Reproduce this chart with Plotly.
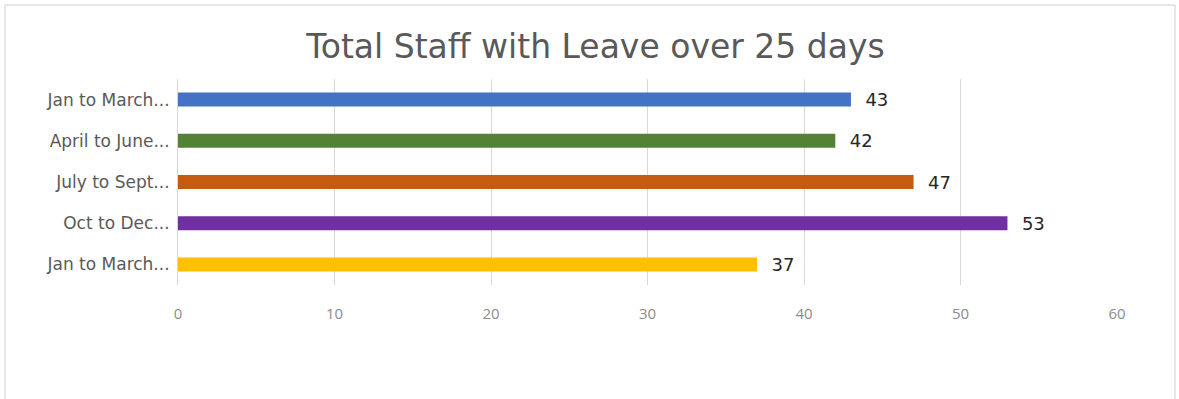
import plotly.graph_objects as go

categories = ["Jan to March...", "April to June...", "July to Sept...", "Oct to Dec...", "Jan to March..."]
values = [43, 42, 47, 53, 37]
colors = ["#4472C4", "#548235", "#C55A11", "#7030A0", "#FFC000"]
x_ticks = [0, 10, 20, 30, 40, 50, 60]

positions = list(range(len(categories)))

fig = go.Figure()
fig.add_trace(go.Bar(
    x=values,
    y=positions,
    orientation="h",
    marker=dict(color=colors, line=dict(width=0)),
    width=0.34,
    text=[str(v) for v in values],
    texttemplate="  %{text}",
    textposition="outside",
    constraintext="none",
    textfont=dict(family="DejaVu Sans", size=18, color="#262626"),
    cliponaxis=False,
    hoverinfo="skip",
))

L, R, T, B = 178, 62, 79, 114
W, H = 1179, 399
pw = W - L - R
ph = H - T - B

fig.update_layout(
    width=W, height=H,
    margin=dict(l=L, r=R, t=T, b=B),
    paper_bgcolor="white",
    plot_bgcolor="white",
    showlegend=False,
    title=dict(
        text="Total Staff with Leave over 25 days",
        x=0.505, xanchor="center",
        y=1 - 46 / H, yanchor="middle",
        font=dict(family="DejaVu Sans", size=33, color="#595959"),
    ),
    xaxis=dict(
        range=[0, 60],
        tickvals=x_ticks,
        ticktext=[str(t) for t in x_ticks],
        showgrid=True,
        gridcolor="#D9D9D9",
        gridwidth=1,
        zeroline=False,
        showline=False,
        ticks="",
        ticklabelstandoff=18,
        tickfont=dict(family="Open Sans", size=15, color="#8C8C8C"),
    ),
    yaxis=dict(
        tickvals=positions,
        ticktext=categories,
        range=[4.5, -0.5],
        showgrid=False,
        zeroline=False,
        showline=True,
        linecolor="#D9D9D9",
        linewidth=1,
        ticks="",
        ticklabelstandoff=4,
        tickfont=dict(family="DejaVu Sans", size=17, color="#595959"),
    ),
    shapes=[dict(
        type="rect", xref="paper", yref="paper",
        x0=(5 - L) / pw, x1=(1175 - L) / pw,
        y0=(H - B - 402) / ph, y1=(H - B - 5) / ph,
        line=dict(color="#D0D0D0", width=1),
        fillcolor="rgba(0,0,0,0)",
        layer="below",
    )],
)

fig.write_html("out.html")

* * * *

→ Written exercise
Write the full listing out again with every line unchanged, but include no pictures.

→ Answer to the problem
Reproduce this chart with Plotly.
import plotly.graph_objects as go

categories = ["Jan to March...", "April to June...", "July to Sept...", "Oct to Dec...", "Jan to March..."]
values = [43, 42, 47, 53, 37]
colors = ["#4472C4", "#548235", "#C55A11", "#7030A0", "#FFC000"]
x_ticks = [0, 10, 20, 30, 40, 50, 60]

positions = list(range(len(categories)))

fig = go.Figure()
fig.add_trace(go.Bar(
    x=values,
    y=positions,
    orientation="h",
    marker=dict(color=colors, line=dict(width=0)),
    width=0.34,
    text=[str(v) for v in values],
    texttemplate="  %{text}",
    textposition="outside",
    constraintext="none",
    textfont=dict(family="DejaVu Sans", size=18, color="#262626"),
    cliponaxis=False,
    hoverinfo="skip",
))

L, R, T, B = 178, 62, 79, 114
W, H = 1179, 399
pw = W - L - R
ph = H - T - B

fig.update_layout(
    width=W, height=H,
    margin=dict(l=L, r=R, t=T, b=B),
    paper_bgcolor="white",
    plot_bgcolor="white",
    showlegend=False,
    title=dict(
        text="Total Staff with Leave over 25 days",
        x=0.505, xanchor="center",
        y=1 - 46 / H, yanchor="middle",
        font=dict(family="DejaVu Sans", size=33, color="#595959"),
    ),
    xaxis=dict(
        range=[0, 60],
        tickvals=x_ticks,
        ticktext=[str(t) for t in x_ticks],
        showgrid=True,
        gridcolor="#D9D9D9",
        gridwidth=1,
        zeroline=False,
        showline=False,
        ticks="",
        ticklabelstandoff=18,
        tickfont=dict(family="Open Sans", size=15, color="#8C8C8C"),
    ),
    yaxis=dict(
        tickvals=positions,
        ticktext=categories,
        range=[4.5, -0.5],
        showgrid=False,
        zeroline=False,
        showline=True,
        linecolor="#D9D9D9",
        linewidth=1,
        ticks="",
        ticklabelstandoff=4,
        tickfont=dict(family="DejaVu Sans", size=17, color="#595959"),
    ),
    shapes=[dict(
        type="rect", xref="paper", yref="paper",
        x0=(5 - L) / pw, x1=(1175 - L) / pw,
        y0=(H - B - 402) / ph, y1=(H - B - 5) / ph,
        line=dict(color="#D0D0D0", width=1),
        fillcolor="rgba(0,0,0,0)",
        layer="below",
    )],
)

fig.write_html("out.html")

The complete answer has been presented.